Finding livelihood opportunities outside the home is even harder, as the local host community is very poor and many Rohingya women have no work experience and limited financial literacy or education.
A mother and her child receive fortified biscuits at Kutupalong, the largest refugee camp in the world.
It’s just one of many pressing challenges facing Rohingya refugees one year after the start of the refugee crisis.
In August 2017, a sudden influx of hundreds of thousands of Rohingya from the Rakhine State in Myanmar began crossing into Bangladesh. They were escaping violence at the hands of the military in their home country, a place where Rohingya have been historically marginalized. Rakhine villages were burned down, leaving people with nothing and nowhere to go. Children frequently arrived in Bangladesh alone and starving, many having witnessed their parents being killed prior to crossing the border.
WFP’s Response
The World Food Programme (WFP) quickly mounted an emergency response and began setting up food distribution sites, working with other U.N. agencies, NGOs and the Government of Bangladesh to help meet the immediate needs of more than 850,000 refugees.

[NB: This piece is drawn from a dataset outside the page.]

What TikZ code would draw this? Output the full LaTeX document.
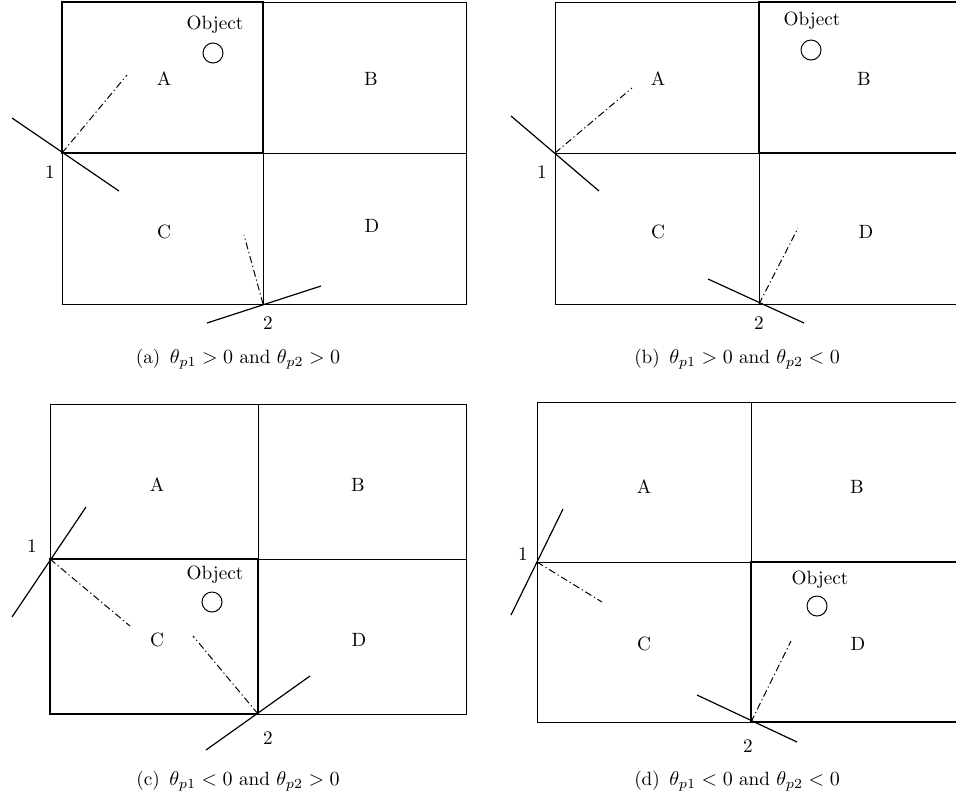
\documentclass[tikz,border=0pt]{standalone}
\usepackage{amsmath}
\usetikzlibrary{positioning}
\begin{document}
\begin{tikzpicture}[x=0.5pt, y=-0.5pt,
        grid/.style = {draw, line width=0.5pt},
        zone/.style = {draw, line width=1.3pt},
        sensor/.style = {draw, line width=0.6pt},
        beam/.style = {draw, line width=0.5pt, dash pattern=on 3.5pt off 1.5pt on 0.6pt off 1.5pt},
        lbl/.style = {font=\fontsize{9.6}{11}\selectfont, inner sep=0pt},
        obj/.style = {draw, circle, minimum size=10pt, inner sep=0pt, line width=0.5pt}
    ]
        \useasboundingbox (0,0) rectangle (956,799);
        \clip (0,0) rectangle (956,799);

        % (a) object in A
        \draw [grid] (62,2) rectangle (466,304);
        \draw [grid] (263,2) -- (263,304) (62,153) -- (466,153);
        \draw [zone] (62,2) rectangle (263,153);
        \node (aobj) [lbl] at (215,25) {Object};
        \node (acirc) [obj] at (213,53) {};
        \node (aA) [lbl] at (164,79) {A};
        \node (aB) [lbl] at (371,79) {B};
        \node (aC) [lbl] at (164,232) {C};
        \node (aD) [lbl] at (372,226) {D};
        \coordinate (as1) at (62,153);
        \coordinate (as1p) at (12,118);
        \coordinate (as1q) at (119,191);
        \coordinate (ab1) at (127,75);
        \coordinate (as2) at (263,304);
        \coordinate (as2p) at (207,323);
        \coordinate (as2q) at (321,286);
        \coordinate (ab2) at (244,235);
        \draw [sensor] (as1p) -- (as1q);
        \draw [beam] (as1) -- (ab1);
        \draw [sensor] (as2p) -- (as2q);
        \draw [beam] (as2) -- (ab2);
        \node (an1) [lbl] at (50,172) {1};
        \node (an2) [lbl] at (268,323) {2};
        \node (acap) [lbl] at (238,359) {(a)\enspace$\theta_{p1} > 0$ and $\theta_{p2} > 0$};

        % (b) object in B
        \draw [grid] (555,2) rectangle (963,304);
        \draw [grid] (759,2) -- (759,304) (555,153) -- (963,153);
        \draw [zone] (759,2) rectangle (963,153);
        \node (bobj) [lbl] at (812,21) {Object};
        \node (bcirc) [obj] at (811,50) {};
        \node (bA) [lbl] at (658,79) {A};
        \node (bB) [lbl] at (864,79) {B};
        \node (bC) [lbl] at (658,232) {C};
        \node (bD) [lbl] at (866,232) {D};
        \coordinate (bs1) at (555,153);
        \coordinate (bs1p) at (511,116);
        \coordinate (bs1q) at (599,191);
        \coordinate (bb1) at (632,88);
        \coordinate (bs2) at (759,304);
        \coordinate (bs2p) at (708,279);
        \coordinate (bs2q) at (804,323);
        \coordinate (bb2) at (798,228);
        \draw [sensor] (bs1p) -- (bs1q);
        \draw [beam] (bs1) -- (bb1);
        \draw [sensor] (bs2p) -- (bs2q);
        \draw [beam] (bs2) -- (bb2);
        \node (bn1) [lbl] at (542,172) {1};
        \node (bn2) [lbl] at (759,323) {2};
        \node (bcap) [lbl] at (737,359) {(b)\enspace$\theta_{p1} > 0$ and $\theta_{p2} < 0$};

        % (c) object in C
        \draw [grid] (50,404) rectangle (466,714);
        \draw [grid] (258,404) -- (258,714) (50,559) -- (466,559);
        \draw [zone] (50,559) rectangle (258,714);
        \node (cobj) [lbl] at (215,575) {Object};
        \node (ccirc) [obj] at (212,602) {};
        \node (cA) [lbl] at (157,485) {A};
        \node (cB) [lbl] at (358,485) {B};
        \node (cC) [lbl] at (157,640) {C};
        \node (cD) [lbl] at (359,640) {D};
        \coordinate (cs1) at (50,559);
        \coordinate (cs1p) at (12,617);
        \coordinate (cs1q) at (86,507);
        \coordinate (cb1) at (130,626);
        \coordinate (cs2) at (258,714);
        \coordinate (cs2p) at (206,750);
        \coordinate (cs2q) at (310,676);
        \coordinate (cb2) at (193,636);
        \draw [sensor] (cs1p) -- (cs1q);
        \draw [beam] (cs1) -- (cb1);
        \draw [sensor] (cs2p) -- (cs2q);
        \draw [beam] (cs2) -- (cb2);
        \node (cn1) [lbl] at (32,546) {1};
        \node (cn2) [lbl] at (268,738) {2};
        \node (ccap) [lbl] at (238,781) {(c)\enspace$\theta_{p1} < 0$ and $\theta_{p2} > 0$};

        % (d) object in D
        \draw [grid] (537,402) rectangle (965,722);
        \draw [grid] (751,402) -- (751,722) (537,562) -- (965,562);
        \draw [zone] (751,562) rectangle (965,722);
        \node (dobj) [lbl] at (820,580) {Object};
        \node (dcirc) [obj] at (817,606) {};
        \node (dA) [lbl] at (644,487) {A};
        \node (dB) [lbl] at (857,487) {B};
        \node (dC) [lbl] at (644,644) {C};
        \node (dD) [lbl] at (858,644) {D};
        \coordinate (ds1) at (537,562);
        \coordinate (ds1p) at (511,615);
        \coordinate (ds1q) at (563,509);
        \coordinate (db1) at (602,602);
        \coordinate (ds2) at (751,722);
        \coordinate (ds2p) at (697,695);
        \coordinate (ds2q) at (797,742);
        \coordinate (db2) at (791,641);
        \draw [sensor] (ds1p) -- (ds1q);
        \draw [beam] (ds1) -- (db1);
        \draw [sensor] (ds2p) -- (ds2q);
        \draw [beam] (ds2) -- (db2);
        \node (dn1) [lbl] at (523,554) {1};
        \node (dn2) [lbl] at (748,746) {2};
        \node (dcap) [lbl] at (737,781) {(d)\enspace$\theta_{p1} < 0$ and $\theta_{p2} < 0$};

    \end{tikzpicture}
\end{document}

Over time, WFP and its partners also implemented a school meals program that now reaches more than 320,000 students with micronutrient biscuits. School meals and other safety nets for children will continue to expand to mitigate the harm on children’s physical, social and cognitive development as well as to reduce the incidence of child marriage for young girls. The humanitarian agency is also working with the government to enhance its emergency preparedness and response.